The crowd had been in their seats for most of the night, but when Tyler hit the stage, you’d have thought Elvis was up there. Many left their seats and crowded the stage, knowing that there won’t be many times they’ll be able to see Tyler in such a small venue, especially at home.
I chose to cover this show for a multitude of reasons. The main reason? I wanted to see and feel how others felt about Tyler. I wanted to see if they were there just because of all the hype or if they genuinely knew his music. Needless to say, I got my answer. Campton, much like Jimmy after Saturday night, believed in Tyler whole-heartedly and would do all they can to help him chase his dream.

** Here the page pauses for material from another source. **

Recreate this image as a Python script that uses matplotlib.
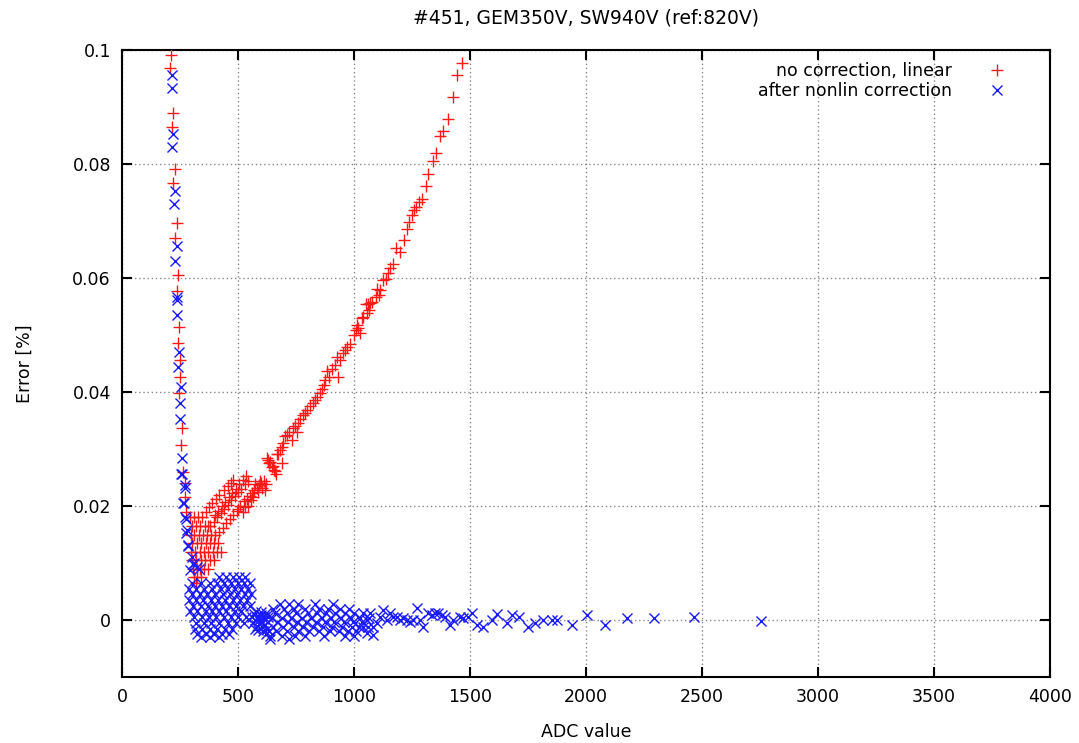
import matplotlib
matplotlib.use("Agg")
import matplotlib.pyplot as plt
from matplotlib.lines import Line2D

title = "#451, GEM350V, SW940V (ref:820V)"
xlabel = "ADC value"
ylabel = "Error [%]"
label_red = "no correction, linear"
label_blue = "after nonlin correction"
xticks = [0, 500, 1000, 1500, 2000, 2500, 3000, 3500, 4000]
yticks = [0, 0.02, 0.04, 0.06, 0.08, 0.1]
ytick_labels = ["0", "0.02", "0.04", "0.06", "0.08", "0.1"]

# ---- red: no correction, linear ----
red_steep_x = [210, 207, 221, 215, 228, 221, 235, 228, 240, 236, 245, 242, 252, 250, 247, 257, 253, 272, 265, 270, 278]
red_steep_y = [0.0991, 0.0968, 0.0889, 0.0865, 0.0792, 0.0766, 0.0697, 0.0671, 0.0605, 0.0578, 0.0514, 0.0486,
               0.0456, 0.0427, 0.0398, 0.0336, 0.0307, 0.0240, 0.0260, 0.0215, 0.0190]

red_lobe_x = [295, 312, 328, 345,
              300, 318, 338, 356, 372,
              296, 310, 330, 348, 368, 385, 400,
              300, 322, 340, 360, 380, 398, 415,
              298, 315, 335, 352, 372, 392, 410, 428,
              302, 320, 340, 358, 378, 395,
              305, 322, 338, 355, 372,
              310, 325, 342,
              318]
red_lobe_y = [0.018, 0.018, 0.018, 0.018,
              0.0165, 0.0165, 0.0165, 0.0165, 0.0165,
              0.015, 0.015, 0.015, 0.015, 0.015, 0.015, 0.015,
              0.0135, 0.0135, 0.0135, 0.0135, 0.0135, 0.0135, 0.0135,
              0.012, 0.012, 0.012, 0.012, 0.012, 0.012, 0.012, 0.012,
              0.0105, 0.0105, 0.0105, 0.0105, 0.0105, 0.0105,
              0.009, 0.009, 0.009, 0.009, 0.009,
              0.0075, 0.0075, 0.0075,
              0.0065]

red_band_x = [380, 395, 410, 425, 440, 455, 470, 485, 500, 515, 530, 545,
              400, 415, 430, 445, 460, 475, 490, 505, 520, 535,
              420, 435, 450, 465, 480, 495, 510, 525,
              360, 375, 390, 405, 420, 440, 455, 470, 480,
              540, 550, 560, 570, 580, 590, 600, 610, 620, 575, 595, 605, 615, 585, 565, 555,
              500, 520, 530, 545]
red_band_y = [0.0165, 0.0172, 0.018, 0.0188, 0.0195, 0.0202, 0.021, 0.0218, 0.0225, 0.023, 0.0238, 0.0243,
              0.0185, 0.0192, 0.0200, 0.0207, 0.0215, 0.0222, 0.023, 0.0238, 0.0245, 0.0252,
              0.0155, 0.0162, 0.017, 0.0178, 0.0185, 0.0192, 0.02, 0.0208,
              0.019, 0.0198, 0.0205, 0.0212, 0.022, 0.0228, 0.0235, 0.024, 0.0245,
              0.0212, 0.0218, 0.0222, 0.0228, 0.0232, 0.0236, 0.024, 0.0243, 0.0238, 0.0238, 0.0244, 0.0232, 0.0228, 0.0225, 0.0215, 0.021,
              0.0195, 0.019, 0.0198, 0.020]

red_upper_x = [624, 635, 645, 655, 664, 630, 640, 650, 660,
               667, 674, 681, 688, 695, 688, 703, 712, 721, 731,
               736, 753, 746, 760, 767, 779, 789, 799,
               810, 822, 832, 839, 853, 861, 871, 875,
               893, 882, 932, 904, 918, 928, 940,
               951, 961, 971, 983, 1009, 1019, 1012, 1000, 1026,
               1033, 1040, 1052, 1062, 1066, 1076, 1055, 1069,
               1095, 1109, 1100, 1112, 1126, 1138, 1148, 1155, 1167,
               1198, 1181, 1215, 1227, 1238, 1249, 1259, 1267, 1281, 1292,
               1309, 1320, 1339, 1353, 1371, 1385, 1404, 1428, 1445, 1467]
red_upper_y = [0.0284, 0.0275, 0.0269, 0.0263, 0.0257, 0.0280, 0.0278, 0.0270, 0.0262,
               0.0291, 0.0292, 0.0299, 0.0304, 0.0310, 0.0275, 0.0322, 0.0324, 0.0330, 0.0316,
               0.0336, 0.0330, 0.0340, 0.0345, 0.0352, 0.0360, 0.0363, 0.0368,
               0.0375, 0.0380, 0.0386, 0.0392, 0.0398, 0.0406, 0.0412, 0.0421,
               0.0427, 0.0436, 0.0427, 0.0441, 0.0447, 0.0462, 0.0456,
               0.0468, 0.0474, 0.0479, 0.0485, 0.0509, 0.0512, 0.0517, 0.0500, 0.0503,
               0.0529, 0.0532, 0.0555, 0.0555, 0.0544, 0.0558, 0.0538, 0.0557,
               0.0567, 0.0570, 0.0580, 0.0579, 0.0596, 0.0599, 0.0609, 0.0617, 0.0624,
               0.0646, 0.0652, 0.0667, 0.0686, 0.0699, 0.0710, 0.0720, 0.0725, 0.0734, 0.0738,
               0.0762, 0.0782, 0.0805, 0.0819, 0.0849, 0.0858, 0.0879, 0.0918, 0.0957, 0.0978]

# ---- blue: after nonlin correction ----
blue_steep_x = [214, 214, 221, 217, 228, 224, 235, 228, 238, 238, 236, 246, 240, 254, 250, 250, 259, 254, 272, 267,
                278, 278, 285, 257, 272, 264, 272, 279, 286, 300, 307, 322, 293, 310, 330]
blue_steep_y = [0.0956, 0.0934, 0.0852, 0.0829, 0.0753, 0.0729, 0.0656, 0.0630, 0.0567, 0.0561, 0.0535, 0.0471,
                0.0443, 0.0408, 0.0381, 0.0352, 0.0285, 0.0257, 0.0231, 0.0205, 0.0178, 0.0152, 0.0129,
                0.0257, 0.0237, 0.0205, 0.0181, 0.0158, 0.0132, 0.0111, 0.0099, 0.0093, 0.0088, 0.0100, 0.0090]

blue_c1_x = [420, 450, 480, 505, 530,
             300, 340, 380, 410, 440, 470, 500, 525, 550,
             290, 320, 355, 390, 425, 455, 485, 515, 545,
             300, 335, 365, 400, 435, 465, 495, 530, 555,
             290, 320, 350, 385, 415, 445, 480, 510, 540,
             305, 340, 370, 400, 430, 460, 490, 520, 550,
             295, 325, 360, 390, 420, 450, 485, 515,
             310, 345, 375, 405, 440, 470, 500, 535,
             320, 355, 385, 420, 455, 490, 525,
             315, 345, 380, 410, 445, 475,
             325, 360, 395, 430, 460,
             340, 380, 420]
blue_c1_y = [0.0075] * 5 + [0.0065] * 9 + [0.0055] * 9 + [0.0045] * 9 + [0.0035] * 9 + \
            [0.0025] * 9 + [0.0015] * 8 + [0.0005] * 8 + [-0.0005] * 7 + [-0.0015] * 6 + \
            [-0.0025] * 5 + [-0.003] * 3

blue_c2_x = [560, 565, 570, 575, 580, 585, 590, 595, 600, 605, 610, 615, 620, 625, 630,
             578, 598, 588, 608, 572, 592, 582, 602, 612, 635, 622, 640]
blue_c2_y = [0.0005, -0.0005, 0.001, 0.0, -0.001, 0.0005, 0.0, -0.0005, 0.0008, -0.0012, 0.0002, -0.0008,
             0.0012, -0.0015, 0.0005, 0.0015, 0.0014, -0.0018, -0.002, -0.0015, 0.0006, 0.0003, -0.0003,
             0.0006, -0.002, -0.0025, -0.0028]

blue_c3_x = [680, 720, 760, 830, 910,
             650, 700, 740, 790, 850, 890, 940, 980,
             660, 710, 750, 800, 840, 880, 920, 960, 1000, 1040,
             645, 690, 730, 775, 815, 860, 900, 945, 985, 1025, 1065,
             670, 715, 755, 795, 835, 875, 915, 955, 995, 1035,
             650, 695, 740, 780, 825, 865, 905, 950, 990, 1020, 1060,
             665, 710, 760, 805, 850, 895, 935, 975, 1010,
             690, 745, 790, 870, 960, 1000,
             640, 720]
blue_c3_y = [0.0028] * 5 + [0.002] * 8 + [0.0012] * 10 + [0.0004] * 11 + [-0.0004] * 10 + \
            [-0.0012] * 11 + [-0.002] * 9 + [-0.0028] * 6 + [-0.0034] * 2

blue_tail_x = [1040, 1055, 1069, 1083, 1098, 1112, 1126, 1141, 1155, 1170, 1184, 1198, 1212, 1227, 1241, 1256,
               1055, 1083, 1270, 1284, 1299, 1320, 1335, 1349, 1363, 1378, 1392, 1414, 1428, 1457, 1471,
               1493, 1507, 1529, 1557, 1594, 1615, 1658, 1680, 1713, 1751, 1780, 1816, 1852, 1873, 1938,
               2003, 2082, 2175, 2294, 2465, 2753]
blue_tail_y = [-0.0012, 0.0, 0.0012, -0.0012, -0.0006, 0.0006, 0.0018, 0.0, 0.0012, 0.0006, 0.0006, 0.0,
               0.0003, 0.0, -0.0003, 0.0, -0.0023, -0.0026, 0.0021, 0.0, -0.0012, 0.0012, 0.0009, 0.0012,
               0.0012, 0.0009, 0.0006, -0.0009, 0.0, 0.0006, 0.0003, 0.0006, 0.0012, -0.0009, -0.0012, 0.0,
               0.0011, -0.0005, 0.0009, 0.0006, -0.0012, -0.0006, 0.0, 0.0, 0.0, -0.0009, 0.0009, -0.0009,
               0.0003, 0.0003, 0.0006, -0.0001]

red_x = red_steep_x + red_lobe_x + red_band_x + red_upper_x
red_y = red_steep_y + red_lobe_y + red_band_y + red_upper_y
blue_x = blue_steep_x + blue_c1_x + blue_c2_x + blue_c3_x + blue_tail_x
blue_y = blue_steep_y + blue_c1_y + blue_c2_y + blue_c3_y + blue_tail_y

plt.rcParams['font.family'] = ['DejaVu Sans']

fig = plt.figure(figsize=(10.79, 7.43), dpi=100)
ax = fig.add_axes([122 / 1079, 1 - 677 / 743, (1050 - 122) / 1079, (677 - 50) / 743])

ax.plot(red_x, red_y, linestyle='none', marker='+', color='#ff1a1a', markersize=8, markeredgewidth=1.0, zorder=3)
ax.plot(blue_x, blue_y, linestyle='none', marker='x', color='#1a1aff', markersize=7, markeredgewidth=1.0, zorder=3)

ax.set_xlim(0, 4000)
ax.set_ylim(-0.01, 0.1)
ax.set_xticks(xticks)
ax.set_xticklabels([str(t) for t in xticks])
ax.set_yticks(yticks)
ax.set_yticklabels(ytick_labels)
ax.grid(True, color='#888888', linestyle=(0, (1, 2)), linewidth=1.0, zorder=1)
ax.tick_params(direction='in', length=7, width=1.5, top=True, right=True, labelsize=12.5, pad=8, colors='black')
for sp in ax.spines.values():
    sp.set_linewidth(1.5)

ax.set_title(title, fontsize=13.5, pad=19)
ax.set_xlabel(xlabel, fontsize=12.5, labelpad=12)
ax.set_ylabel(ylabel, fontsize=12.5, labelpad=28)

handles = [Line2D([], [], linestyle='none', marker='+', color='#ff1a1a', markersize=8, markeredgewidth=1.0),
           Line2D([], [], linestyle='none', marker='x', color='#1a1aff', markersize=7, markeredgewidth=1.0)]
leg = ax.legend(handles, [label_red, label_blue], loc='upper right', frameon=False, fontsize=12.5,
                markerfirst=False, handletextpad=1.6, labelspacing=0.1, borderaxespad=0.3,
                bbox_to_anchor=(0.975, 1.0))
for t in leg.get_texts():
    t.set_ha('right')

fig.savefig("out.png", dpi=100)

As for Tyler and the band’s performance, I’ve said many great things about Tyler in the past, I’m not going to rehash that. What I want to tell you is something a bit different. See Tyler is a quiet guy. He doesn’t have a lot to say. He has been working really, really hard to improve his show and stage presence. I’ve been watching him grow for roughly a year now. I know where he came from and where he is now. Saturday’s show was the jolt of confidence that Tyler needed. He needed to know that others believed in him, so he could truly have the confidence to believe in himself. Tyler grew up on Saturday. He became an artist, not someone just going through the motions.
Was his performance perfect? No, but that’s what made it awesome. Tyler connected with people. He watched the kids sing his lyrics back to him. He heard the crowd scream “Hell Yeah” during “Hank Crankin’ People”. He became the show instead of being a part of it. Now that he has figured that out, the sky truly is the limit for this young man.
Saturday was an incredible night and unlike any other show you will ever see. The reason is twofold, you have a special homecoming for one artist and a vote of confidence for another. The love of everyone there was focused and genuine, which is something you can only find in a small close-knit community like Campton. It was a hugfest and it felt a lot like a family reunion. Saturday was the perfect homecoming for Jimmy and the ideal launch party for Tyler. Thankfully, my head did not explode.